Aim of the task:
Retype only the lines below from the one with "Write the Observable" to the one with "12.0, 5.5, 0];", inclusive, skipping every image.

Records with drawing code:
********************

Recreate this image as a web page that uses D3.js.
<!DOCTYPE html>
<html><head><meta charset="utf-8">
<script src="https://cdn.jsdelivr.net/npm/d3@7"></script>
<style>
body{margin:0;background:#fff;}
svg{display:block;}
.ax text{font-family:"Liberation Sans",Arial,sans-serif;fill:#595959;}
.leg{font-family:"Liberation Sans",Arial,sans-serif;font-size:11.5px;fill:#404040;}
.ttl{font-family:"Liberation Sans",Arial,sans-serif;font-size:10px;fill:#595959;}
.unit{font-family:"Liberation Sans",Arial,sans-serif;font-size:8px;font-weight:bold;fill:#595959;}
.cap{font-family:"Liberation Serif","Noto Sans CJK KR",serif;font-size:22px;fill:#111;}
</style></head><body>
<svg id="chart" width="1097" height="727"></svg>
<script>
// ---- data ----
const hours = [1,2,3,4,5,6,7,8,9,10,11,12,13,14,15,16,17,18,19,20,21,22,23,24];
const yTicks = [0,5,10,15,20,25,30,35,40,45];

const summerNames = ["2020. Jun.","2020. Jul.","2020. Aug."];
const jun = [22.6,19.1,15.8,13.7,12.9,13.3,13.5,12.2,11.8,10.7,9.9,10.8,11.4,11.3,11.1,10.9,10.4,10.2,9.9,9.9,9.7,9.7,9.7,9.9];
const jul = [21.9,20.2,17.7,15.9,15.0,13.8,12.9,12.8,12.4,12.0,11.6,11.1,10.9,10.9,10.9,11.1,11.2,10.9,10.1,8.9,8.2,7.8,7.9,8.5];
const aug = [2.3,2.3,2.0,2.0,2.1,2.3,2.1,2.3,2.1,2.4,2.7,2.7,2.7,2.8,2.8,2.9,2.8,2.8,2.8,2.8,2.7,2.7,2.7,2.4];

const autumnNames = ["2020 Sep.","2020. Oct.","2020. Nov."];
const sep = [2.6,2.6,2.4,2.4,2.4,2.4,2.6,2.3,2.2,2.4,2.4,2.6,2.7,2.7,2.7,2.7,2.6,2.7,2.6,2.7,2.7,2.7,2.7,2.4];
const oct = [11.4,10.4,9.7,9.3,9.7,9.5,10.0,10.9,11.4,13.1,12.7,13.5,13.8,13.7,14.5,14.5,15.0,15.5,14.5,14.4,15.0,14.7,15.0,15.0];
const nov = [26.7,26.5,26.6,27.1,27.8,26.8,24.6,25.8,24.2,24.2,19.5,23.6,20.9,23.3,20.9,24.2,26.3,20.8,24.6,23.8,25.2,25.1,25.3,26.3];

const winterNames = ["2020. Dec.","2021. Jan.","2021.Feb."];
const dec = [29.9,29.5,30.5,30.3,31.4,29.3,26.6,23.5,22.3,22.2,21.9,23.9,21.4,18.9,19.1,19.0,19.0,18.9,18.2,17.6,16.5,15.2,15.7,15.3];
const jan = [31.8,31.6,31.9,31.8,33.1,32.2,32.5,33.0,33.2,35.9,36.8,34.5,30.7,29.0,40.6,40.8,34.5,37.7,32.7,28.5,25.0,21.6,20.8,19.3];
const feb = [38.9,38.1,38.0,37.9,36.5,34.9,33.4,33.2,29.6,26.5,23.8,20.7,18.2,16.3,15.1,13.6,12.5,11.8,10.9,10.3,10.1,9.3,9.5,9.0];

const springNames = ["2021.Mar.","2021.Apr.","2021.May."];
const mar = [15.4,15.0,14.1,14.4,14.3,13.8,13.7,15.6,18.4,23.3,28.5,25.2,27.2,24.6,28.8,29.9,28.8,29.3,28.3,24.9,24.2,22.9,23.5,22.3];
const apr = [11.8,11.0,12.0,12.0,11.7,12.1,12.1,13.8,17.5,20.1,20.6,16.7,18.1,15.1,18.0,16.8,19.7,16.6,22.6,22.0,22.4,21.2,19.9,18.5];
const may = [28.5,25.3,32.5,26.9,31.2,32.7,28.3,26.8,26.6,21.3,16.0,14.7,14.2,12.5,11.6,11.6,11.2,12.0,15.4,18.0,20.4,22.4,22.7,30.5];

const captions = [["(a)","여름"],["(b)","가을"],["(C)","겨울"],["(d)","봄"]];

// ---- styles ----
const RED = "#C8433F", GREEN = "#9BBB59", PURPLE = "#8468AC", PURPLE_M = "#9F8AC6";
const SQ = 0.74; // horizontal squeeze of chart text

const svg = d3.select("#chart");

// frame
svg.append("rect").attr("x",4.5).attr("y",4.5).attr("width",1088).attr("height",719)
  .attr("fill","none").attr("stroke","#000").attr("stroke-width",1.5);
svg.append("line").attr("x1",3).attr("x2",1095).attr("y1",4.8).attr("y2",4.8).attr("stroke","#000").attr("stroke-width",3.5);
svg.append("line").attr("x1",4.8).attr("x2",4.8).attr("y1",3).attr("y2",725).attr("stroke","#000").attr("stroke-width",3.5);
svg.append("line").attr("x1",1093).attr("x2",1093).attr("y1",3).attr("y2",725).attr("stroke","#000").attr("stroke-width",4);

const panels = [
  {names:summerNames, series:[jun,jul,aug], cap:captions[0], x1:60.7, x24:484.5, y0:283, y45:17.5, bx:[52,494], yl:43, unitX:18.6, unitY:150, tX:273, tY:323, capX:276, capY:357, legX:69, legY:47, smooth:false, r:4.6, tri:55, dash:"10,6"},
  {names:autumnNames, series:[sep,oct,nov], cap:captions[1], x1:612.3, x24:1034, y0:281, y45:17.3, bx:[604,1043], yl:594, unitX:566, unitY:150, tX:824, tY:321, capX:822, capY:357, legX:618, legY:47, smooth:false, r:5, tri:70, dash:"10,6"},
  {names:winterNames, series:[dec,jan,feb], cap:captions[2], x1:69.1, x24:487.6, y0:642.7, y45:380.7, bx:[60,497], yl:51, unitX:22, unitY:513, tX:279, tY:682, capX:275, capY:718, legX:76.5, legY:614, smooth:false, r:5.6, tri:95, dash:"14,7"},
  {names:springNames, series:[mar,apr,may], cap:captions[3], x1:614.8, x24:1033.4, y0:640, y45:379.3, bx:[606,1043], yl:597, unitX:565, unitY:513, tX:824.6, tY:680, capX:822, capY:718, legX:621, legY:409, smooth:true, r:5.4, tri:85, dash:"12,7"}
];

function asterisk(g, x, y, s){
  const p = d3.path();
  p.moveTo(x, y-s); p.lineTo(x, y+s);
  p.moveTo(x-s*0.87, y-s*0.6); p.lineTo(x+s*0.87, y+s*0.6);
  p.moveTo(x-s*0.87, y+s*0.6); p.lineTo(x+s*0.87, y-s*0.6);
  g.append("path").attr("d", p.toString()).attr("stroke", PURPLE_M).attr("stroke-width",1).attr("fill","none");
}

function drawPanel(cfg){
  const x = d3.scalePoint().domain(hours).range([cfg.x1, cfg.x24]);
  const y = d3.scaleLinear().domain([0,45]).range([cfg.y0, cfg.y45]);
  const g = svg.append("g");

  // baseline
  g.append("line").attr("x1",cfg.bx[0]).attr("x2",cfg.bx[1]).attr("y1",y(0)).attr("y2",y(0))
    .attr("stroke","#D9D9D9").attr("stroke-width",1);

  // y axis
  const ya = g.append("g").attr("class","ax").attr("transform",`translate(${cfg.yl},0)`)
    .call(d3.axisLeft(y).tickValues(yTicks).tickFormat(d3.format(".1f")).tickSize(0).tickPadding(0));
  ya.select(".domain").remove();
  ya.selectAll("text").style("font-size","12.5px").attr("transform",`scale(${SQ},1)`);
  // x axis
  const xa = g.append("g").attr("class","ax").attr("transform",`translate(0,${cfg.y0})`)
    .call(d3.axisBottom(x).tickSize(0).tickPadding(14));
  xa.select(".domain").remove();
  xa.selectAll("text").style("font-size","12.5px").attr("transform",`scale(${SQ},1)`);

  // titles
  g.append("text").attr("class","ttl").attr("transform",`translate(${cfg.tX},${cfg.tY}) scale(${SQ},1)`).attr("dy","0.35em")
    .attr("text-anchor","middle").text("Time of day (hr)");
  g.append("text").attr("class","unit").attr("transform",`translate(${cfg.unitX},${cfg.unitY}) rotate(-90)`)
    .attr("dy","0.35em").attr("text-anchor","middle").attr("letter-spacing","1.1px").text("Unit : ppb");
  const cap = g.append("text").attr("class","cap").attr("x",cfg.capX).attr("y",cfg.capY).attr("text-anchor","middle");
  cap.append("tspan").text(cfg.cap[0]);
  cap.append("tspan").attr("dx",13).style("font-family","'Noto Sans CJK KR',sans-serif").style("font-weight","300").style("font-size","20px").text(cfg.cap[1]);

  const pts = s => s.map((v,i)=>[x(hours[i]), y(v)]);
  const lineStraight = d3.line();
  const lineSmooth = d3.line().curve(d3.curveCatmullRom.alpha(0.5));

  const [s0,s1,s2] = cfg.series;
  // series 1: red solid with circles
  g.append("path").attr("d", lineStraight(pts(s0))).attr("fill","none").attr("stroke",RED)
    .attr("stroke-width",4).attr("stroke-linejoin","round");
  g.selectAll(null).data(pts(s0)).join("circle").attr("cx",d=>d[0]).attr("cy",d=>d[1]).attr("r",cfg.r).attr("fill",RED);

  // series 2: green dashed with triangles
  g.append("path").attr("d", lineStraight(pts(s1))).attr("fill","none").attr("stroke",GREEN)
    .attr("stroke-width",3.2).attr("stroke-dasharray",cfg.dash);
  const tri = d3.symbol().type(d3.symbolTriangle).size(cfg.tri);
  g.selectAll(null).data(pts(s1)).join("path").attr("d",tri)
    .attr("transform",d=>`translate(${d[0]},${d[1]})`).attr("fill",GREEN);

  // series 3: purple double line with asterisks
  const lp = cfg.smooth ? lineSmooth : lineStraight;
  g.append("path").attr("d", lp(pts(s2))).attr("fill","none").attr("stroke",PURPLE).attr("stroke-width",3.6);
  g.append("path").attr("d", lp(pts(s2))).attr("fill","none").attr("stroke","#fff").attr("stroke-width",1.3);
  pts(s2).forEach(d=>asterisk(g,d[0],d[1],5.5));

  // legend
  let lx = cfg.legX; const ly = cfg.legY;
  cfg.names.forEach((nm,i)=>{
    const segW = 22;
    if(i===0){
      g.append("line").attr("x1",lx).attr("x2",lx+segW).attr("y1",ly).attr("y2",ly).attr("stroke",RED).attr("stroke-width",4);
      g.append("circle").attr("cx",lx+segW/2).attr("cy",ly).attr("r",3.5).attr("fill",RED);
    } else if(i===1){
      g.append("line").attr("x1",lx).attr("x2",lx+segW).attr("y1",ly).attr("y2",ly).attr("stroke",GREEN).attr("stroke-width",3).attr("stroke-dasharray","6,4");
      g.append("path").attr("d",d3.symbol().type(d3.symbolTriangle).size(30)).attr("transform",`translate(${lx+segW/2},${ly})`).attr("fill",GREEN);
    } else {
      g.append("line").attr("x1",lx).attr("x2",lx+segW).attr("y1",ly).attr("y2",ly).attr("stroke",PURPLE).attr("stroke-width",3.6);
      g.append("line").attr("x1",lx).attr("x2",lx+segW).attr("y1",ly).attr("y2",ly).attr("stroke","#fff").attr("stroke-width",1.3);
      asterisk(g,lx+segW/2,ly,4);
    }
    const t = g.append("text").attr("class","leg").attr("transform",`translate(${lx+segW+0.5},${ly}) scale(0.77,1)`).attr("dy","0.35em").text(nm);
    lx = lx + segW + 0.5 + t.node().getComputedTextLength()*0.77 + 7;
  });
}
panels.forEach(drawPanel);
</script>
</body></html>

********************

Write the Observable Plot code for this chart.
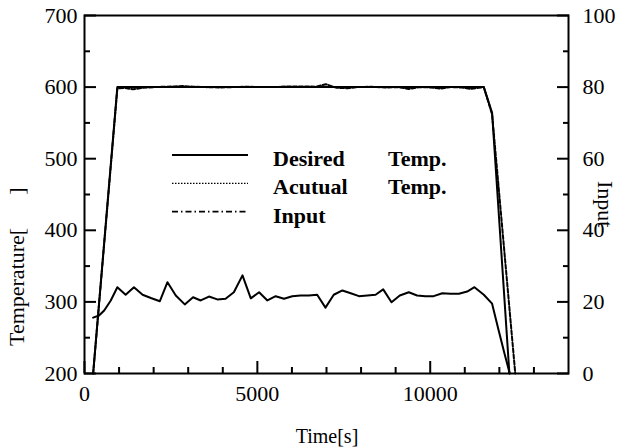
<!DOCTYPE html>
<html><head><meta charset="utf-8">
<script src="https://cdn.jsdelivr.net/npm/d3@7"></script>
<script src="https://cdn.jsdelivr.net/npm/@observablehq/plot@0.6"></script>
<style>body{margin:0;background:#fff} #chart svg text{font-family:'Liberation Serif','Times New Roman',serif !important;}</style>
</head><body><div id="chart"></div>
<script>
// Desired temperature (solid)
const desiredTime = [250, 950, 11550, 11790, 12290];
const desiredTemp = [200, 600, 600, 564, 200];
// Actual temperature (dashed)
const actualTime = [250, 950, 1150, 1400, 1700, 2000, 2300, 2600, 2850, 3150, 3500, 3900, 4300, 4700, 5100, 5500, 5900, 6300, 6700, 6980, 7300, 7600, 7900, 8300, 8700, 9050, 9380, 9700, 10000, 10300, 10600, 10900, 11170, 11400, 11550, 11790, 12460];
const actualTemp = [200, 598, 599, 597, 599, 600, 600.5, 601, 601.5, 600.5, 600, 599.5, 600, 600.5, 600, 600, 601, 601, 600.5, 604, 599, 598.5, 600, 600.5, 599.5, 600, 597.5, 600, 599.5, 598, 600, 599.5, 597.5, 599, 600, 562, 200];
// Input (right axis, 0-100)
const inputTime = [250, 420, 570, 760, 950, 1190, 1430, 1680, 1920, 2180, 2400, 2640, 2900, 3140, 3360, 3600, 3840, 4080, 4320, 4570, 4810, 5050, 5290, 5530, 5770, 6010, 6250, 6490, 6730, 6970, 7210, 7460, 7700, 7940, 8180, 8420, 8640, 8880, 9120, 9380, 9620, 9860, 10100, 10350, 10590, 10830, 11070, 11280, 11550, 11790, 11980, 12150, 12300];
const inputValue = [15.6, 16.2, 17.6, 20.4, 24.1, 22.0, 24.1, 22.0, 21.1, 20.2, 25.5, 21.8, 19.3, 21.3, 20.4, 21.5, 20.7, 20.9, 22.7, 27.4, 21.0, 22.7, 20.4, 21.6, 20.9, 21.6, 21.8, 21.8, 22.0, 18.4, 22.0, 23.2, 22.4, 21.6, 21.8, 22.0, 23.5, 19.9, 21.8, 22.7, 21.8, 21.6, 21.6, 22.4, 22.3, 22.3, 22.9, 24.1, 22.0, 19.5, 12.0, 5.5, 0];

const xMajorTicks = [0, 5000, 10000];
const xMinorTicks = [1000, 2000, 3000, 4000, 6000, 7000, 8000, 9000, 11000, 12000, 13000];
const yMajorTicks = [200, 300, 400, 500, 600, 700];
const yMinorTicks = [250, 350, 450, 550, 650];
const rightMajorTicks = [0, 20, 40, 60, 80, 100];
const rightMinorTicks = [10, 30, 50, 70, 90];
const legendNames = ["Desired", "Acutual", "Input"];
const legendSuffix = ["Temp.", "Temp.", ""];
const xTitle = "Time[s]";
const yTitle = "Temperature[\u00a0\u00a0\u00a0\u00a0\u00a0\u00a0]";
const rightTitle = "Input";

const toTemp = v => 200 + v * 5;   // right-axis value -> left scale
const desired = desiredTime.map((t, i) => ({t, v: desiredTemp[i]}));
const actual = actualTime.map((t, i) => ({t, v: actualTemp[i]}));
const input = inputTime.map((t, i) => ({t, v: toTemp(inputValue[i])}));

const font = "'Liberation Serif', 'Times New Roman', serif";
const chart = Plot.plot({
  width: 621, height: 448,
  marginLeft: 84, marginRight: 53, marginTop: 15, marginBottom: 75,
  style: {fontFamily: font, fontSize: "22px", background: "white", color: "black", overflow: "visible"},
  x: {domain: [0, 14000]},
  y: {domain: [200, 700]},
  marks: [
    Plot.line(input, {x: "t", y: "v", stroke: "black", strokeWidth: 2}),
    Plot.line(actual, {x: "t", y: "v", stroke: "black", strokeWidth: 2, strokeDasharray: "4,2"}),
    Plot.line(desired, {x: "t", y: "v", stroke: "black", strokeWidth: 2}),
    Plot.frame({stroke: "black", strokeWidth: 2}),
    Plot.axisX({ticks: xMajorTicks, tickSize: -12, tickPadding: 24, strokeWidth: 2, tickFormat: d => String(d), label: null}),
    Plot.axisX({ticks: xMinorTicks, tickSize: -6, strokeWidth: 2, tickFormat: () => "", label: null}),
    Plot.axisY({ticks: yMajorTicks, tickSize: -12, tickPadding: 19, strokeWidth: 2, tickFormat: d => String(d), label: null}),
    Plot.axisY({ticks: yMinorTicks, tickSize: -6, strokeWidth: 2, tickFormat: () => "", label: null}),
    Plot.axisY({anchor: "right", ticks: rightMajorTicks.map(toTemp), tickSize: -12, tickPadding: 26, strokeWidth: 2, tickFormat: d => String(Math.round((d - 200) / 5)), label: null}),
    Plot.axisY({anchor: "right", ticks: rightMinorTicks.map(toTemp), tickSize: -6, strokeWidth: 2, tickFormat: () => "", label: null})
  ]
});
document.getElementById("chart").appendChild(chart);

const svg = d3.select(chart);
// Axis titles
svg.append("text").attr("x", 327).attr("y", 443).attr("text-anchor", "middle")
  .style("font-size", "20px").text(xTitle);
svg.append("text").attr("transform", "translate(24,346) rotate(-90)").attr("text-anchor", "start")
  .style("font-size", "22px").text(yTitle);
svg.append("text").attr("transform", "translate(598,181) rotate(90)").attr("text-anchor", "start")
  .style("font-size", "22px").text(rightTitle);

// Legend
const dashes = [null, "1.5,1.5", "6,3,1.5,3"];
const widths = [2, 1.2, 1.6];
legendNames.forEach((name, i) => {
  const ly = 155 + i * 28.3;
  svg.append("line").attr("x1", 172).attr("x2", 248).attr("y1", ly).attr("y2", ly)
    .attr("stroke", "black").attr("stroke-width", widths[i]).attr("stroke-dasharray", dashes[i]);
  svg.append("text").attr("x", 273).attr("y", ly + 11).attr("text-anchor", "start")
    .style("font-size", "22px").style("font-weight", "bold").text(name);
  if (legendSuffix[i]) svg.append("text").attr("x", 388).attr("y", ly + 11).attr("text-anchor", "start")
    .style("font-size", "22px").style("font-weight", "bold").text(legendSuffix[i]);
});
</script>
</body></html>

********************

Written response:
Write the Observable Plot code for this chart.
<!DOCTYPE html>
<html><head><meta charset="utf-8">
<script src="https://cdn.jsdelivr.net/npm/d3@7"></script>
<script src="https://cdn.jsdelivr.net/npm/@observablehq/plot@0.6"></script>
<style>body{margin:0;background:#fff} #chart svg text{font-family:'Liberation Serif','Times New Roman',serif !important;}</style>
</head><body><div id="chart"></div>
<script>
// Desired temperature (solid)
const desiredTime = [250, 950, 11550, 11790, 12290];
const desiredTemp = [200, 600, 600, 564, 200];
// Actual temperature (dashed)
const actualTime = [250, 950, 1150, 1400, 1700, 2000, 2300, 2600, 2850, 3150, 3500, 3900, 4300, 4700, 5100, 5500, 5900, 6300, 6700, 6980, 7300, 7600, 7900, 8300, 8700, 9050, 9380, 9700, 10000, 10300, 10600, 10900, 11170, 11400, 11550, 11790, 12460];
const actualTemp = [200, 598, 599, 597, 599, 600, 600.5, 601, 601.5, 600.5, 600, 599.5, 600, 600.5, 600, 600, 601, 601, 600.5, 604, 599, 598.5, 600, 600.5, 599.5, 600, 597.5, 600, 599.5, 598, 600, 599.5, 597.5, 599, 600, 562, 200];
// Input (right axis, 0-100)
const inputTime = [250, 420, 570, 760, 950, 1190, 1430, 1680, 1920, 2180, 2400, 2640, 2900, 3140, 3360, 3600, 3840, 4080, 4320, 4570, 4810, 5050, 5290, 5530, 5770, 6010, 6250, 6490, 6730, 6970, 7210, 7460, 7700, 7940, 8180, 8420, 8640, 8880, 9120, 9380, 9620, 9860, 10100, 10350, 10590, 10830, 11070, 11280, 11550, 11790, 11980, 12150, 12300];
const inputValue = [15.6, 16.2, 17.6, 20.4, 24.1, 22.0, 24.1, 22.0, 21.1, 20.2, 25.5, 21.8, 19.3, 21.3, 20.4, 21.5, 20.7, 20.9, 22.7, 27.4, 21.0, 22.7, 20.4, 21.6, 20.9, 21.6, 21.8, 21.8, 22.0, 18.4, 22.0, 23.2, 22.4, 21.6, 21.8, 22.0, 23.5, 19.9, 21.8, 22.7, 21.8, 21.6, 21.6, 22.4, 22.3, 22.3, 22.9, 24.1, 22.0, 19.5, 12.0, 5.5, 0];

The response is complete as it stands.